I once heard that Tony Campolo made this statement: "Love the sinner, hate your own sin."
I love the way he puts it. The other adage (love the sinner, hate the sin) has obvious pitfalls, i.e. being judgmental. I find that we humans are not nearly as good at hating sin in ourselves as we are hating sin we see in other people or "the world". We may have the best of intentions, but when it comes right down to it, we’re big ole’ log-eyes, swinging our poles around while trying to perform lasic surgery on our friends and neighbors.
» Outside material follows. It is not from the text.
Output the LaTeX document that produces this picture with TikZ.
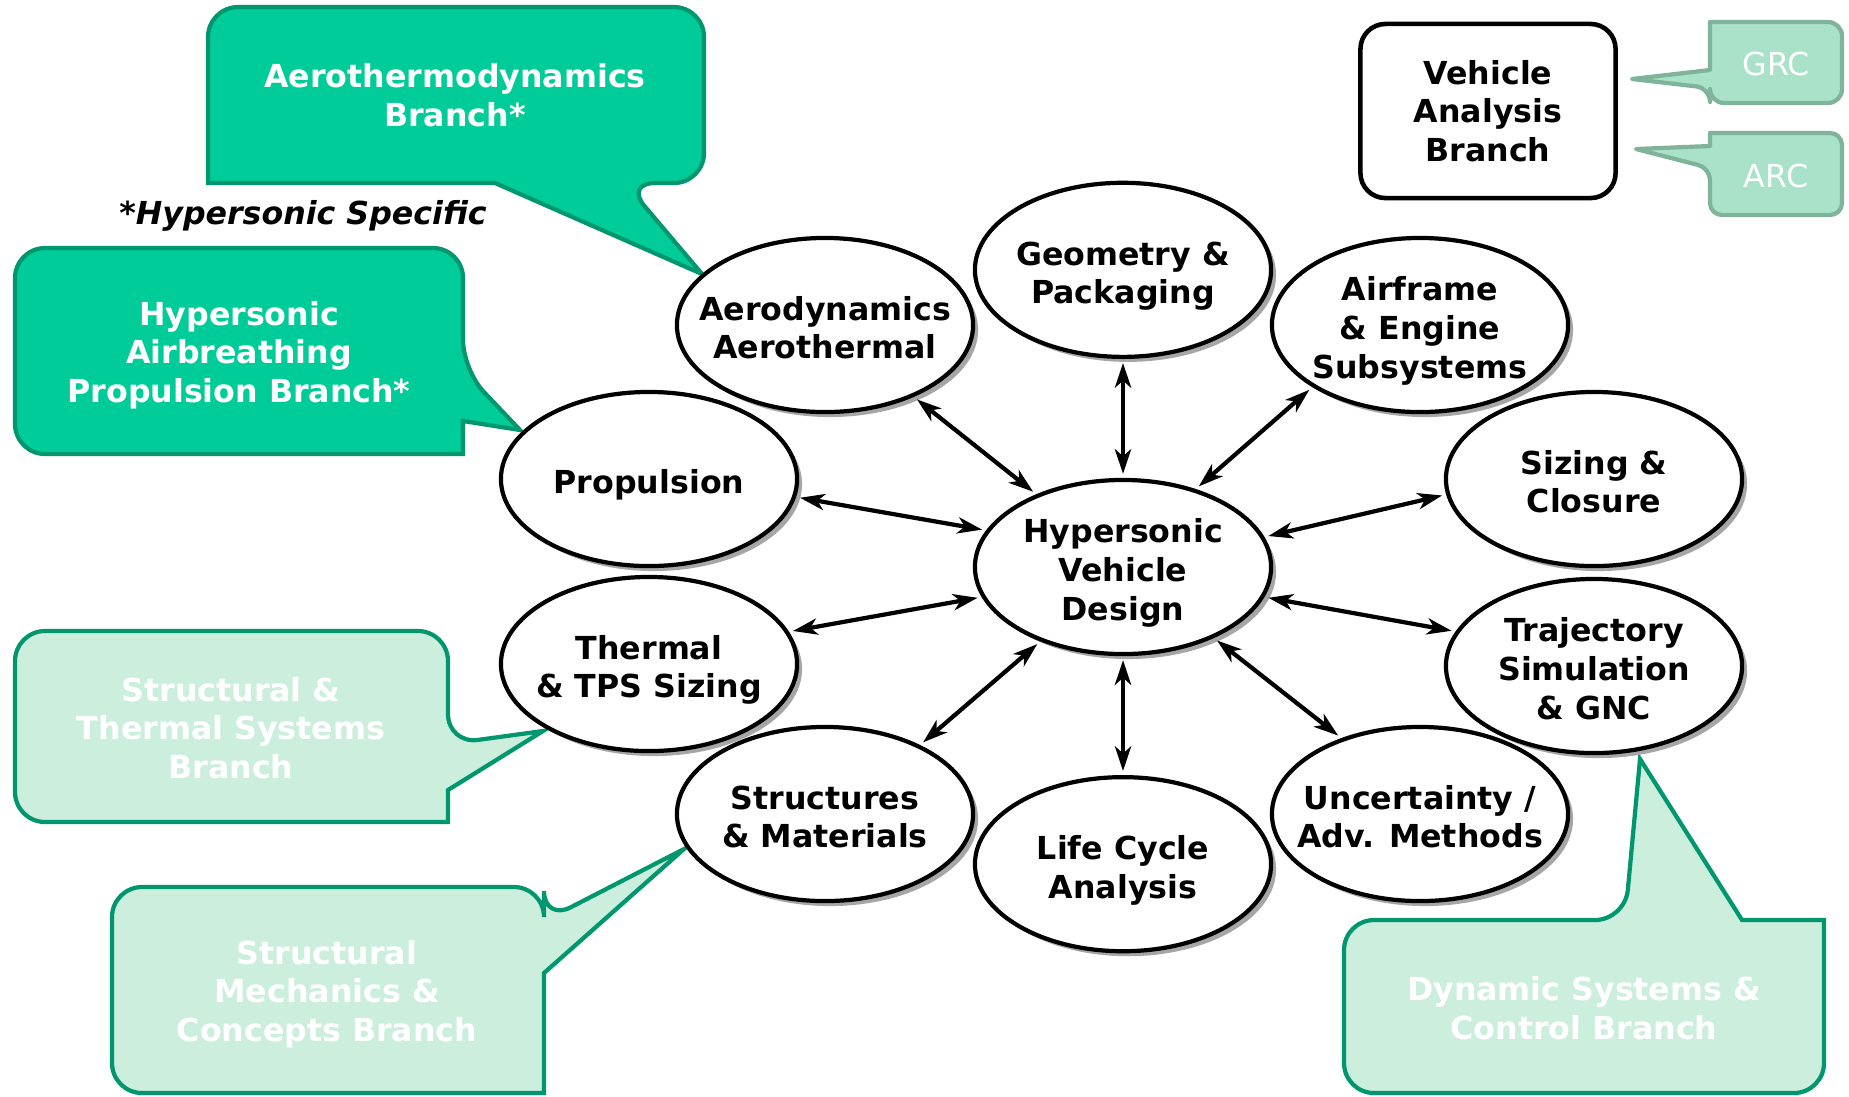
\documentclass[tikz,border=0pt]{standalone}
\usepackage{fontspec}
\setmainfont{DejaVu Sans}
\usepackage{xcolor}
\usepackage{tikz}
\usetikzlibrary{shapes.geometric, arrows, arrows.meta, shadows}
\definecolor{branchfill}{HTML}{00CC99}
\definecolor{branchline}{HTML}{00966E}
\definecolor{palefill}{HTML}{CCEEDD}
\definecolor{centrefill}{HTML}{A9E2C9}
\definecolor{centreline}{HTML}{7FB39A}
\newcommand{\sz}{\fontsize{9}{11}\selectfont}
\newcommand{\ovaltext}[1]{\makebox[0pt]{\raisebox{-4.2pt}[0pt][0pt]{\begin{tabular}{@{}c@{}}#1\end{tabular}}}}
\tikzstyle{topic} = [ellipse, draw=black, line width=1.2pt, fill=white, minimum width=2.96cm, minimum height=1.74cm, inner sep=0pt, font=\sz\bfseries, drop shadow={shadow xshift=0.05cm, shadow yshift=-0.05cm, fill=black!35, opacity=1}]
\tikzstyle{arrow} = [line width=1.2pt, <->, >={Stealth[length=7pt, width=4.6pt, inset=2pt]}, shorten <=0.04cm, shorten >=0.04cm]
\tikzstyle{branch} = [draw=branchline, line width=1.2pt, fill=branchfill]
\tikzstyle{paleb} = [draw=branchline, line width=1.2pt, fill=palefill]
\tikzstyle{centre} = [draw=centreline, line width=1.2pt, fill=centrefill, line join=round]
\tikzstyle{btext} = [align=center, font=\sz\bfseries, text=white]
\tikzstyle{ctext} = [font=\sz, text=white]
\begin{document}
\begin{tikzpicture}[x=0.01cm, y=-0.01cm, node distance=2.97cm]
	\useasboundingbox (0,0) rectangle (1849,1096);
	
	% branch callouts
	\draw [branch] (450,7) [rounded corners=0.3cm] -- (704,7) -- (704,183) -- (625,183) [sharp corners] -- (702,274) -- (495,183) -- (208,183) [rounded corners=0.3cm] -- (208,7) -- cycle;
	\draw [branch] (240,248) [rounded corners=0.3cm] -- (463,248) -- (463,370) [sharp corners] -- (520,430) -- (463,421) -- (463,454) [rounded corners=0.3cm] -- (15,454) -- (15,248) -- cycle;
	\draw [paleb] (230,631) [rounded corners=0.3cm] -- (448,631) -- (448,744) [sharp corners] -- (543,731) -- (448,790) -- (448,822) [rounded corners=0.3cm] -- (15,822) -- (15,631) -- cycle;
	\draw [paleb] (330,887) [rounded corners=0.3cm] -- (544,887) -- (544,921) [sharp corners] -- (684,849) -- (544,973) -- (544,1093) [rounded corners=0.3cm] -- (112,1093) -- (112,887) -- cycle;
	\draw [paleb] (1344,1000) [rounded corners=0.3cm] -- (1344,920) -- (1625,920) [sharp corners] -- (1640,759) -- (1742,920) -- (1824,920) [rounded corners=0.3cm] -- (1824,1093) -- (1344,1093) -- cycle;
	\draw [centre] (1776,22) [rounded corners=0.14cm] -- (1842,22) -- (1842,103) -- (1710,103) -- (1710,88) [sharp corners] -- (1632,79) -- (1710,70) -- (1710,22) [rounded corners=0.14cm] -- cycle;
	\draw [centre] (1776,133) [rounded corners=0.12cm] -- (1842,133) -- (1842,215) -- (1710,215) -- (1710,168) [sharp corners] -- (1636,149) -- (1710,146) -- (1710,133) [rounded corners=0.12cm] -- cycle;
	
	\node (aerobr) [btext] at (455,95) {Aerothermodynamics\\Branch*};
	\node (propbr) [btext] at (239,355) {Hypersonic\\Airbreathing\\Propulsion Branch*};
	\node (stbr) [btext] at (231,728) {Structural \&\\Thermal Systems\\Branch};
	\node (smbr) [btext] at (327,994) {Structural\\Mechanics \&\\Concepts Branch};
	\node (dsbr) [btext] at (1584,1008) {Dynamic Systems \&\\Control Branch};
	\node (grc) [ctext] at (1776,64) {GRC};
	\node (arc) [ctext] at (1776,176) {ARC};
	\node (vab) [rectangle, rounded corners=0.25cm, draw=black, line width=1.3pt, fill=white, minimum width=2.55cm, minimum height=1.74cm, align=center, font=\sz\bfseries] at (1488,111) {Vehicle\\Analysis\\Branch};
	\node (note) [font=\sz\bfseries\itshape] at (303,216) {*Hypersonic Specific};
	
	% disciplines
	\node (design) [topic] at (1123,567) {\ovaltext{Hypersonic\\Vehicle\\Design}};
	\node (geom) [topic, above of=design] {\ovaltext{Geometry \&\\Packaging}};
	\node (life) [topic, below of=design] {\ovaltext{Life Cycle\\Analysis}};
	\node (aero) [topic] at (825,325) {\ovaltext{Aerodynamics\\Aerothermal}};
	\node (airfr) [topic] at (1420,325) {\ovaltext{Airframe\\\& Engine\\Subsystems}};
	\node (prop) [topic] at (649,479) {\ovaltext{Propulsion}};
	\node (sizing) [topic] at (1594,479) {\ovaltext{Sizing \&\\Closure}};
	\node (thermal) [topic] at (649,664) {\ovaltext{Thermal\\\& TPS Sizing}};
	\node (traj) [topic] at (1594,666) {\ovaltext{Trajectory\\Simulation\\\& GNC}};
	\node (struct) [topic] at (825,814) {\ovaltext{Structures\\\& Materials}};
	\node (uncert) [topic] at (1420,814) {\ovaltext{Uncertainty /\\Adv. Methods}};
	
	\draw [arrow] (design.90) -- (geom.270);
	\draw [arrow] (design.140) -- (aero.-39);
	\draw [arrow] (design.47) -- (airfr.210);
	\draw [arrow] (design.165) -- (prop.-7);
	\draw [arrow] (design.12) -- (sizing.186);
	\draw [arrow] (design.192) -- (thermal.13);
	\draw [arrow] (design.-12) -- (traj.166);
	\draw [arrow] (design.222) -- (struct.36);
	\draw [arrow] (design.-38) -- (uncert.136);
	\draw [arrow] (design.270) -- (life.90);
	
\end{tikzpicture}
\end{document}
The Hof (my new nickname for Dietrich Bonhoeffer) talked about these same ideas (much more eloquently) in his book The Cost of Discipleship. Check it out (and hey, watch where you’re swinging that tree! You could decapitate someone):
Judging others makes us blind, whereas love is illuminating. By judging others we blind ourselves to our own evil and to the grace which others are just as entitled to as we are. But in the love of Christ we know all about every conceivable sin and guilt; for we know how Jesus suffered, and how all men have been forgiven at the foot of the cross. Christian love sees the fellow-man under the cross and therefore sees with clarity. If when we judged others, our real motive was to destroy evil, we would look for evil where it is certain to be found, and that is in our own hearts. But if we are on the look-out for evil in others, our real motive is obviously to justify ourselves, for we are seeking to escape punishment for our own sins by passing judgment on others, and we are assuming by implication that the Word of God applies to ourselves in one way, and to others in another. All this is highly dangerous and misleading. We are trying to claim for ourselves a privilege which we deny to others. But Christ’s disciples have no rights of their own or standards of right and wrong which they could enforce with other people; they have received nothing but Christ’s fellowship. Therefore the disciple is not to sit in judgment over his fellow-man because he would wrongly usurp the jurisdiction.